In Arizona, GOP congressional candidate Randy Graf ran ads showing a little girl wandering toward her front door, which is standing slightly ajar, as he warned that U.S. borders are an open door that thousands illegally step through each day. He added, "drugs, criminals, even terrorists, we just don't know."
"I fear not only for the safety of my family but for all Americans," he said.
Cecilia Munoz, vice president of the National Council of La Raza, said candidates risk offending a huge swath of voters by targeting immigrants.

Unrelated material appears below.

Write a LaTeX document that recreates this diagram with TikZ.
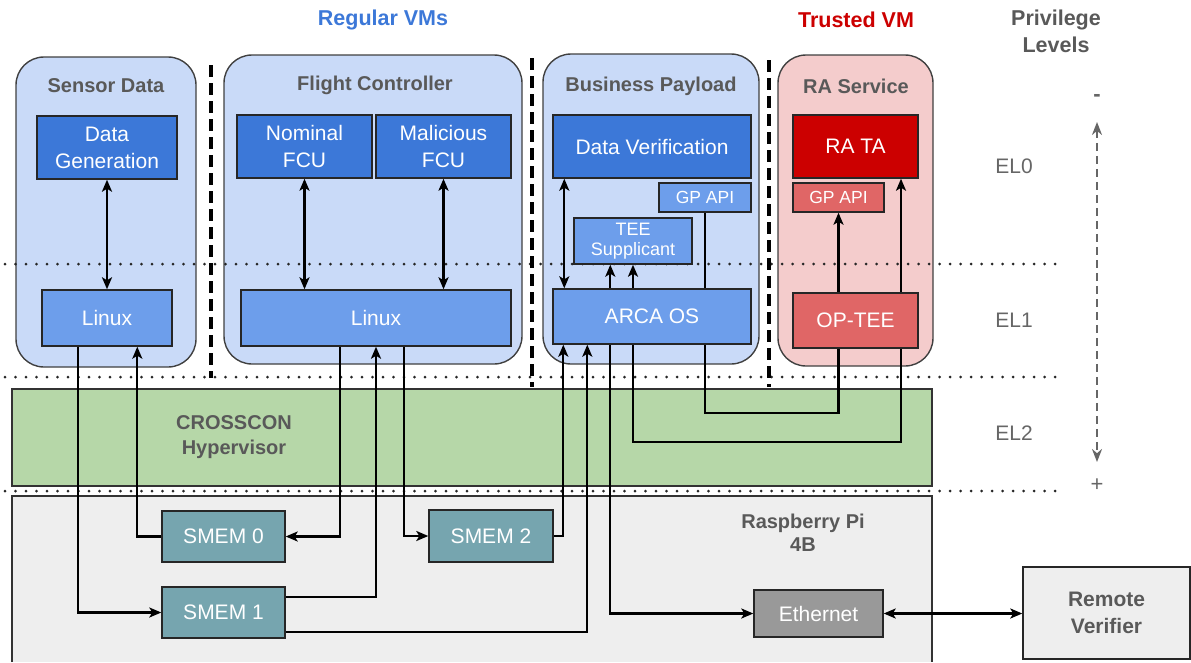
\documentclass[tikz,border=0pt]{standalone}
\usepackage{fontspec}
\setmainfont{Liberation Sans}
\usetikzlibrary{arrows.meta}
\pgfdeclarelayer{bg}
\pgfdeclarelayer{mid}
\pgfsetlayers{bg,mid,main}
\definecolor{vmblue}{HTML}{C9DAF8}
\definecolor{dblue}{HTML}{3C78D8}
\definecolor{lblue}{HTML}{6D9EEB}
\definecolor{vmred}{HTML}{F4CCCC}
\definecolor{dred}{HTML}{CC0000}
\definecolor{lred}{HTML}{E06666}
\definecolor{hypgreen}{HTML}{B6D7A8}
\definecolor{pigray}{HTML}{EEEEEE}
\definecolor{smemteal}{HTML}{76A5AF}
\definecolor{ethgray}{HTML}{999999}
\definecolor{titlegray}{HTML}{595959}
\definecolor{elgray}{HTML}{666666}
\definecolor{headblue}{HTML}{3C78D8}
\begin{document}
\begin{tikzpicture}[x=1pt,y=-1pt,
  >={Stealth[length=12pt,width=10pt,inset=3pt]},
  vm/.style={draw=black!75, line width=1.4pt, rounded corners=28pt, inner sep=0pt},
  plainbox/.style={draw=black!80, line width=1.4pt, inner sep=0pt},
  ib/.style={draw=black!85, line width=1.4pt, text=white, align=center, inner sep=0pt,
    font=\fontsize{21}{27}\selectfont},
  smallib/.style={ib, font=\fontsize{17.5}{20}\selectfont},
  ttl/.style={text=titlegray, align=center, inner sep=0pt, font=\bfseries\fontsize{20}{25}\selectfont},
  head/.style={align=center, inner sep=0pt, font=\bfseries\fontsize{21.5}{27}\selectfont},
  el/.style={text=elgray, inner sep=0pt, font=\fontsize{21}{25}\selectfont},
  conn/.style={line width=2.3pt, black},
  levelsep/.style={line width=3pt, black!85, line cap=round, dash pattern=on 0pt off 10.5pt},
  vmsep/.style={line width=3.2pt, black, dash pattern=on 12pt off 6pt},
  privarrow/.style={line width=2.4pt, elgray, dash pattern=on 8pt off 5pt, <->, >={Stealth[length=13pt,width=10pt]}}
]
\useasboundingbox (0,0) rectangle (1191,662);

% ---------- headings ----------
\node[head, text=headblue] (regvm) at (383,20) {Regular VMs};
\node[head, text=dred] (trvm) at (856,20) {Trusted VM};
\node[head, text=titlegray] (priv) at (1056,31.5) {Privilege\\Levels};

% ---------- containers ----------
\begin{pgfonlayer}{bg}
\node[vm, fill=vmblue, minimum width=180, minimum height=310] (vmsd) at (106,212) {};
\node[vm, fill=vmblue, minimum width=298, minimum height=309] (vmfc) at (373,209.5) {};
\node[vm, fill=vmblue, minimum width=216, minimum height=310] (vmbp) at (651,209) {};
\node[vm, fill=vmred, minimum width=155, minimum height=311] (vmra) at (855.5,210.5) {};
\node[plainbox, fill=hypgreen, minimum width=920, minimum height=97] (hyp) at (472,437.5) {};
\fill[pigray] (12,496) rectangle (932,662);
\draw[draw=black!80, line width=1.4pt] (12,662) -- (12,496) -- (932,496) -- (932,662);
% privilege level separators
\draw[levelsep] (5,264) -- (1058,264);
\draw[levelsep] (5,377) -- (1058,377);
\draw[levelsep] (5,491) -- (1058,491);
% VM separators
\draw[vmsep] (211,65) -- (211,378);
\draw[vmsep] (532,58) -- (532,387);
\draw[vmsep] (769,60) -- (769,387);
\end{pgfonlayer}

% ---------- titles ----------
\node[ttl] (tsd) at (106,86) {Sensor Data};
\node[ttl] (tfc) at (375,85) {Flight Controller};
\node[ttl] (tbp) at (651,86) {Business Payload};
\node[ttl] (tra) at (856,86) {RA Service};
\node[ttl] (thyp) at (234,437.5) {CROSSCON\\Hypervisor};
\node[ttl, font=\bfseries\fontsize{20}{23}\selectfont] (tpi) at (803,532.5) {Raspberry Pi\\4B};

% ---------- inner boxes ----------
\node[ib, fill=dblue, minimum width=140, minimum height=63] (dg) at (107,147.5) {Data\\Generation};
\node[ib, fill=lblue, minimum width=130, minimum height=56] (lin1) at (107,318) {Linux};
\node[ib, fill=dblue, minimum width=135, minimum height=63] (nfcu) at (304.5,146.5) {Nominal\\FCU};
\node[ib, fill=dblue, minimum width=135, minimum height=63] (mfcu) at (443.5,146.5) {Malicious\\FCU};
\node[ib, fill=lblue, minimum width=270, minimum height=56] (lin2) at (376,318) {Linux};
\node[ib, fill=dblue, minimum width=198, minimum height=63] (dv) at (652,146.5) {Data Verification};
\node[smallib, fill=lblue, minimum width=92, minimum height=29] (gp1) at (705,197.5) {GP API};
\node[smallib, fill=lblue, minimum width=118, minimum height=46,
  font=\fontsize{18}{20}\selectfont] (tee) at (633,241) {TEE\\Supplicant};
\node[ib, fill=lblue, minimum width=198, minimum height=55] (arca) at (652,316.5) {ARCA OS};
\node[ib, fill=dred, minimum width=125, minimum height=63] (rata) at (855.5,146.5) {RA TA};
\node[smallib, fill=lred, minimum width=91, minimum height=29] (gp2) at (838.5,197.5) {GP API};
\node[ib, fill=lred, minimum width=125, minimum height=55] (optee) at (855.5,320.5) {OP-TEE};
\node[ib, fill=smemteal, minimum width=123, minimum height=51] (smem0) at (223.5,536.5) {SMEM 0};
\node[ib, fill=smemteal, minimum width=124, minimum height=52] (smem2) at (491,536) {SMEM 2};
\node[ib, fill=smemteal, minimum width=123, minimum height=51] (smem1) at (223.5,612.5) {SMEM 1};
\node[ib, fill=ethgray, minimum width=129, minimum height=47] (eth) at (818.5,613.5) {Ethernet};
\node[ib, fill=pigray, text=titlegray, minimum width=167, minimum height=92,
  font=\bfseries\fontsize{21}{27}\selectfont] (rv) at (1106.5,613) {Remote\\Verifier};

% ---------- privilege levels ----------
\node[el] (el0) at (1014,166) {EL0};
\node[el] (el1) at (1014,320) {EL1};
\node[el] (el2) at (1014,433) {EL2};
\node[el, font=\bfseries\fontsize{22}{25}\selectfont] (minus) at (1097,98) {-};
\node[el, font=\fontsize{22}{25}\selectfont] (plus) at (1097,485) {+};
\coordinate (ptop) at (1097,122);
\coordinate (pbot) at (1097,462);
\draw[privarrow] (ptop) -- (pbot);

% ---------- connectors ----------
\begin{pgfonlayer}{mid}
\draw[conn,<->] (dg.south) -- (lin1.north);
\draw[conn,<->] (nfcu.south) -- (nfcu.south |- lin2.north);
\draw[conn,<->] (mfcu.south) -- (mfcu.south |- lin2.north);
\coordinate (dvl) at ([xshift=12pt]dv.south west);
\draw[conn,<->] (dvl) -- (dvl |- arca.north);
\coordinate (teel) at ([xshift=37pt]tee.south west);
\draw[conn,<->] (teel) |- (eth.west);
\coordinate (bendB) at (800,442);
\draw[conn,<->] (tee.south) |- (bendB) -| ([xshift=45.5pt]rata.south);
\coordinate (bendC) at (780,413);
\draw[conn,->] (gp1.south) |- (bendC) -| (gp2.south);
\draw[conn,->] ([xshift=37pt]lin1.south west) |- (smem1.west);
\draw[conn,->] (smem0.west) -| ([xshift=96pt]lin1.south west);
\draw[conn,->] ([xshift=100pt]lin2.south west) |- (smem0.east);
\draw[conn,->] ([yshift=15.5pt]smem1.east) -| (lin2.south);
\draw[conn,->] ([xshift=164pt]lin2.south west) |- (smem2.west);
\draw[conn,->] (smem2.east) -| ([xshift=11pt]arca.south west);
\draw[conn,->] ([yshift=-19.5pt]smem1.east) -| ([xshift=35pt]arca.south west);
\draw[conn,<->] (eth.east) -- (eth.east -| rv.west);
\end{pgfonlayer}
\end{tikzpicture}
\end{document}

"It does feel like immigrants are the whipping boy of choice this election season, and by implication Hispanic-Americans as well," she said. "It crosses the line into demonizing an entire community."
Marty Kaplan, associate dean of the University of Southern California Annenberg School for Communication, said all political races "end up with an attempt to scare people about the consequences of an opponent winning. And the way to scare them is by filling out the picture of who the opponent's friends and mentors are, and what masters they serve."
To that end, the ever-popular unnamed "special interest" is back in a big way.
Evan Tracey, president of a company that tracks political issue advertising, said roughly a third of congressional ads have been making the pitch that special interests are corrupting Washington, with Big Oil an especially popular target for Democrats. Since April, for example, Democrats have spent close to $13 million on ads critical of the oil and gas industry, according to Tracey's company, TNS Media Intelligence/Campaign Media Analysis Group.
In Indiana, the Democratic Congressional Campaign Committee ran an ad labeling Republican Rep. Chris Chocola "for big oil, not you."
The special interest bashing has taken on a regional flavor in hurricane-prone Florida, where Big Insurance is the target of choice. An ad by Democratic gubernatorial hopeful Jim Davis shows two shadowy men in suits shaking hands on a deal as the announcer accuses big insurance companies of denying coverage to homeowners after hurricanes.